A letter from Revd Will Gibbs for the Redbourn Common Round
I wonder if you were one of those people who decided not to take your Christmas lights down this year but to keep them in place and lit-up during January.
There were quite a few people around the village who thought this might give some cheer and encouragement through the period after Christmas which is always a bit gloomy and difficult, and especially so this year with Covid and the third national lockdown.
Normally, people tend to take their Christmas decorations down after Epiphany, on Twelfth Night. We took the church Christmas trees down then which had looked so magnificent inside and outside the church through the festive period and, of course, we’re still sweeping up the pine needles now!
But we always keep the crib up in church until the end of January or the beginning of February. So, if you are someone who did keep their lights up, then you’re not wrong! For actually the season of Christmas lasts for 40 days right through until the 2 February. So, we can continue to enjoy the lights and the decorations, and even sending cards (if you missed the post!) until then.
The shops would have us believe that Christmas starts in September and ends on 24 December as they close the shop doors and pull down the shutters, ready to open again on Boxing Day at dawn with the sales. The Radio Times would have us believe that Christmas ends when their famous festive double issue finishes in early January and we drag ourselves off the sofa and away from the television repeats and back to school or work. Folk tradition, and a famous carol, suggest that there are twelve days of celebrating and then we pack everything away in the loft and move on.
But actually, we keep celebrating Christmas, and then the Epiphany season, right through until early February when we reflect on an amazing passage of the Bible found in Luke chapter 2. In this story the forty-day old baby Jesus is taken by Mary and Joseph to the Temple, in accordance with Jewish custom, and presented in thanksgiving and in prayer to God.

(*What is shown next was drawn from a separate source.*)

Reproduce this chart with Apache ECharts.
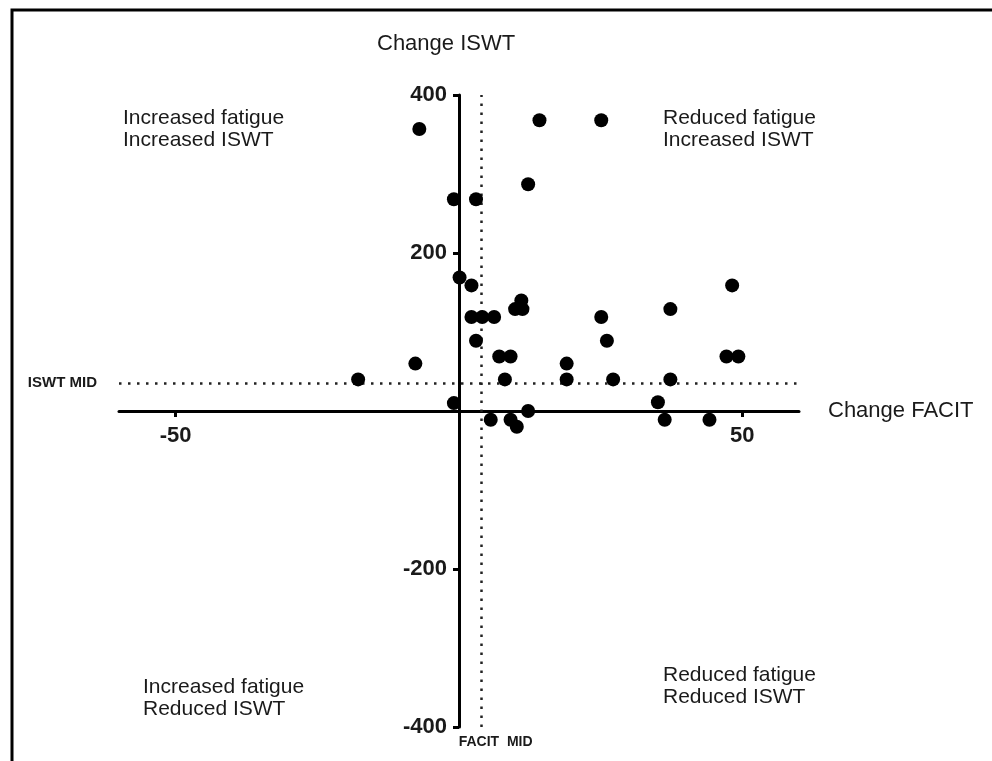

And as they come into the Temple to do this, we’re told of two characters whom they encounter – Simeon and Anna. Both are elderly and it seems both have been waiting patiently for a long time for this moment. Simeon had been promised that he would not die before he set eyes on the long-awaited Messiah.
And in this seemingly normal little baby, he recognises something far more – that this is the Light that the world has been waiting for. Simeon and Anna had been waiting faithfully, patiently and prayerfully for this moment for such a long time and then they experience it and their joy is unbounded.
I think it is a wonderful story about waiting expectantly, praying fervently, of being open to recognise the presence of God in something surprising and seemingly ordinary, and then of responding with great joy and thankfulness. It is such a helpful story for our times.
At this time of year, each day, the light is bit brighter and the lasts a little longer and we move ever so slowly through the month and towards the promise of Spring and warmer days.
Each day, we hear of more people having the vaccinations and the hope that this brings. Each day, it feels as if we’re just that tiny little bit closer to some light at the end of the tunnel.
Sadly, the nature of something like a pandemic means that we’re never going to have a definitive moment when we can suddenly say it’s all over. There’s never going to be a truce declared one day that marks the end of this war we’ve been waging against the virus.
It won’t be possible to say that one day the virus was still here and then we awake the next day and it has gone. But we can see a way forward and there is light ahead that brings hope, relief and joy.
Until then, inspired by Simeone and Anna’s example, I hope we will keep fixed on that, continuing to be faithful to all that is being asked of us, remaining patient, quietly longing and praying for that day to come.
For when it does, our joy, like theirs, will be out of this world.